> _DATA SHOWN_:
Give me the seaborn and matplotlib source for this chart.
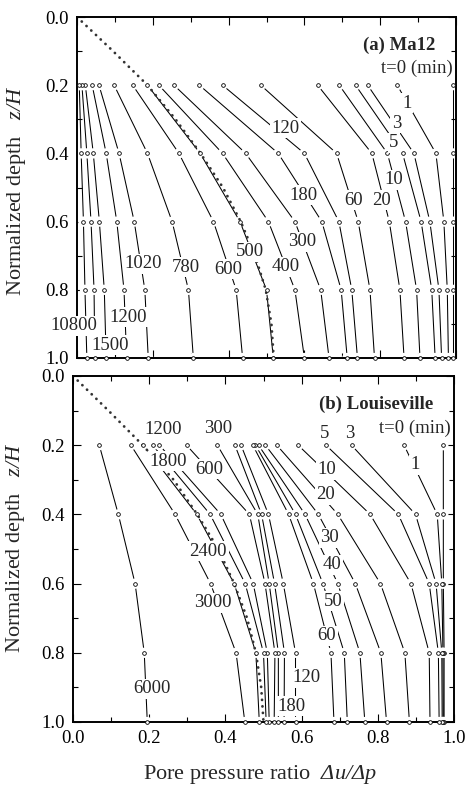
import numpy as np
import pandas as pd
import matplotlib
matplotlib.use("Agg")
import matplotlib.pyplot as plt
import seaborn as sns
from matplotlib.ticker import MultipleLocator, FormatStrFormatter

# ---------------- data ----------------
depths = [0.2, 0.4, 0.6, 0.8, 1.0]

# (a) Ma12 : one value per curve at each depth
a_times = ["0", "1", "3", "5", "10", "20", "60", "120", "180", "300", "400",
           "500", "600", "780", "1020", "1200", "1500", "u", "10800"]
a_u02 = [0.991, 0.845, 0.767, 0.735, 0.692, 0.635, 0.485, 0.384, 0.323, 0.256,
         0.216, 0.186, 0.147, 0.098, 0.058, 0.040, 0.022, 0.013, 0.006]
a_u04 = [0.991, 0.947, 0.889, 0.859, 0.819, 0.778, 0.685, 0.600, 0.531, 0.445,
         0.384, 0.325, 0.269, 0.186, 0.111, 0.077, 0.043, 0.026, 0.011]
a_u06 = [0.991, 0.968, 0.931, 0.908, 0.867, 0.824, 0.742, 0.691, 0.646, 0.575,
         0.505, 0.430, 0.360, 0.251, 0.151, 0.105, 0.059, 0.037, 0.017]
a_u08 = [0.991, 0.977, 0.955, 0.936, 0.896, 0.852, 0.773, 0.725, 0.697, 0.643,
         0.575, 0.500, 0.420, 0.294, 0.179, 0.124, 0.072, 0.045, 0.021]
a_u10 = [0.991, 0.980, 0.962, 0.945, 0.905, 0.863, 0.785, 0.740, 0.713, 0.665,
         0.600, 0.518, 0.437, 0.307, 0.188, 0.131, 0.077, 0.047, 0.026]

a_dot_z = [0.0, 0.1, 0.2, 0.3, 0.4, 0.5, 0.6, 0.7, 0.8, 0.9, 1.0]
a_dot_u = [0.0, 0.095, 0.186, 0.260, 0.326, 0.385, 0.432, 0.470, 0.498, 0.513, 0.519]

a_lab_text = ["1", "3", "5", "10", "20", "60", "120", "180", "300", "400", "500",
              "600", "780", "1020", "1200", "1500", "10800"]
a_lab_u = [0.870, 0.843, 0.836, 0.836, 0.804, 0.729, 0.549, 0.597, 0.593, 0.551,
           0.456, 0.399, 0.288, 0.175, 0.135, 0.087, -0.008]
a_lab_z = [0.253, 0.312, 0.369, 0.478, 0.537, 0.537, 0.326, 0.522, 0.659, 0.732,
           0.688, 0.740, 0.734, 0.724, 0.881, 0.962, 0.905]

# (b) Louiseville
b_times = ["0", "1", "3", "5", "10", "20", "30", "40", "50", "60", "120", "180",
           "300", "600", "1200", "1800", "2400", "3000", "6000"]
b_u02 = [0.972, 0.869, 0.731, 0.664, 0.591, 0.535, 0.505, 0.487, 0.479, 0.472,
         0.441, 0.425, 0.379, 0.298, 0.227, 0.209, 0.185, 0.152, 0.069]
b_u04 = [0.972, 0.956, 0.899, 0.854, 0.780, 0.695, 0.644, 0.609, 0.584, 0.566,
         0.513, 0.495, 0.485, 0.463, 0.388, 0.360, 0.325, 0.268, 0.119]
b_u06 = [0.972, 0.968, 0.953, 0.935, 0.887, 0.807, 0.741, 0.695, 0.656, 0.631,
         0.552, 0.529, 0.515, 0.504, 0.473, 0.452, 0.423, 0.361, 0.163]
b_u08 = [0.974, 0.971, 0.968, 0.959, 0.935, 0.871, 0.808, 0.753, 0.712, 0.677,
         0.584, 0.555, 0.539, 0.530, 0.510, 0.500, 0.480, 0.428, 0.187]
b_u10 = [0.974, 0.972, 0.969, 0.961, 0.937, 0.883, 0.823, 0.766, 0.720, 0.685,
         0.584, 0.554, 0.539, 0.528, 0.515, 0.507, 0.489, 0.451, 0.195]

b_dot_z = [0.0, 0.1, 0.2, 0.3, 0.4, 0.5, 0.6, 0.7, 0.8, 0.9, 1.0]
b_dot_u = [0.0, 0.093, 0.183, 0.264, 0.326, 0.381, 0.423, 0.457, 0.480, 0.494, 0.500]

b_lab_text = ["1", "3", "5", "10", "20", "30", "40", "50", "60", "120", "180",
              "300", "600", "1200", "1800", "2400", "3000", "6000"]
b_lab_u = [0.898, 0.727, 0.660, 0.666, 0.663, 0.673, 0.681, 0.682, 0.666, 0.613,
           0.574, 0.381, 0.358, 0.237, 0.250, 0.355, 0.366, 0.206]
b_lab_z = [0.257, 0.165, 0.165, 0.271, 0.343, 0.468, 0.545, 0.651, 0.750, 0.872,
           0.954, 0.151, 0.269, 0.156, 0.247, 0.507, 0.656, 0.904]

xticks = [0.0, 0.2, 0.4, 0.6, 0.8, 1.0]
yticks = [0.0, 0.2, 0.4, 0.6, 0.8, 1.0]

# ---------------- style ----------------
sns.set_theme(style="ticks")
plt.rcParams.update({
    "font.family": ["Liberation Serif", "DejaVu Serif"],
    "mathtext.fontset": "custom",
    "mathtext.rm": "Liberation Serif:italic",
    "mathtext.it": "Liberation Serif:italic",
    "mathtext.bf": "Liberation Serif:bold",
    "font.size": 13.5,
    "axes.linewidth": 1.4,
    "axes.edgecolor": "black",
    "xtick.color": "black",
    "ytick.color": "black",
})

FS = 13.5
FS_AX = 16


def long_table(times, cols):
    rows = []
    for i, t in enumerate(times):
        for z, col in zip(depths, cols):
            rows.append({"t": t, "z": z, "u": col[i]})
    return pd.DataFrame(rows)


def draw_panel(ax, times, cols, dot_u, dot_z, lab_text, lab_u, lab_z,
               title, bottom_labels):
    df = long_table(times, cols)
    sns.lineplot(data=df, x="u", y="z", units="t", estimator=None, sort=False,
                 color="black", lw=0.75, ax=ax, legend=False, zorder=2)
    # white halo -> gap between line and marker
    sns.scatterplot(data=df, x="u", y="z", s=55, color="white",
                    edgecolor="none", linewidth=0, ax=ax, legend=False,
                    zorder=2.2)
    ddf = pd.DataFrame({"u": dot_u, "z": dot_z})
    sns.lineplot(data=ddf, x="u", y="z", estimator=None, sort=False,
                 color="#333333", lw=2.0, ax=ax, legend=False, zorder=2.4,
                 linestyle=(0, (0.05, 2.3)), dash_capstyle="round")
    sns.scatterplot(data=df, x="u", y="z", s=7, color="white",
                    edgecolor="black", linewidth=0.6, ax=ax, legend=False,
                    zorder=3, clip_on=False)
    for s, u, z in zip(lab_text, lab_u, lab_z):
        ax.text(u, z, s, ha="center", va="center", fontsize=FS, zorder=4,
                clip_on=False,
                bbox=dict(boxstyle="square,pad=0.08", fc="white", ec="none"))
    ax.text(0.945, 0.082, title, ha="right", va="center", fontsize=FS,
            fontweight="bold", zorder=4)
    ax.text(0.992, 0.152, "t=0 (min)", ha="right", va="center", fontsize=FS,
            zorder=4)

    ax.set_xlim(0, 1)
    ax.set_ylim(1.0, 0.0)
    ax.set_xticks(xticks)
    ax.set_yticks(yticks)
    ax.xaxis.set_minor_locator(MultipleLocator(0.1))
    ax.yaxis.set_minor_locator(MultipleLocator(0.1))
    ax.xaxis.set_major_formatter(FormatStrFormatter("%.1f"))
    ax.yaxis.set_major_formatter(FormatStrFormatter("%.1f"))
    ax.tick_params(which="both", direction="in", top=True, right=True,
                   width=0.8, labelsize=FS, pad=6)
    ax.tick_params(which="major", length=5.5)
    ax.tick_params(which="minor", length=3.5)
    if not bottom_labels:
        ax.tick_params(axis="x", labelbottom=False)
    ax.set_xlabel("")
    ax.set_ylabel("Normalized depth   $z/H$", fontsize=FS_AX)
    for sp in ax.spines.values():
        sp.set_linewidth(1.4)
        sp.set_zorder(2.5)


fig = plt.figure(figsize=(4.67, 7.85), dpi=100)
axA = fig.add_axes([77 / 467, 1 - 358 / 785, 379 / 467, 341 / 785])
axB = fig.add_axes([73 / 467, 1 - 722 / 785, 381 / 467, 346 / 785])

draw_panel(axA, a_times, [a_u02, a_u04, a_u06, a_u08, a_u10], a_dot_u, a_dot_z,
           a_lab_text, a_lab_u, a_lab_z, "(a) Ma12", False)
draw_panel(axB, b_times, [b_u02, b_u04, b_u06, b_u08, b_u10], b_dot_u, b_dot_z,
           b_lab_text, b_lab_u, b_lab_z, "(b) Louiseville", True)

axA.yaxis.set_label_coords(-0.13, 0.49)
axB.yaxis.set_label_coords(-0.12, 0.505)

fig.text(260 / 467, 1 - 774 / 785, "Pore pressure ratio  $\\Delta u/\\Delta p$",
         ha="center", va="center", fontsize=FS_AX)

fig.savefig("out.png", dpi=100, facecolor="white")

> _INSTRUCTIONS TO FOLLOW_:
Leave out any pictures, please, and quote only the lines from the top of the data through the line that contains "depths = [0.2, 0.4, 0.6, 0.8, 1.0]".

> _WRITTEN RESPONSE_:
Give me the seaborn and matplotlib source for this chart.
import numpy as np
import pandas as pd
import matplotlib
matplotlib.use("Agg")
import matplotlib.pyplot as plt
import seaborn as sns
from matplotlib.ticker import MultipleLocator, FormatStrFormatter

# ---------------- data ----------------
depths = [0.2, 0.4, 0.6, 0.8, 1.0]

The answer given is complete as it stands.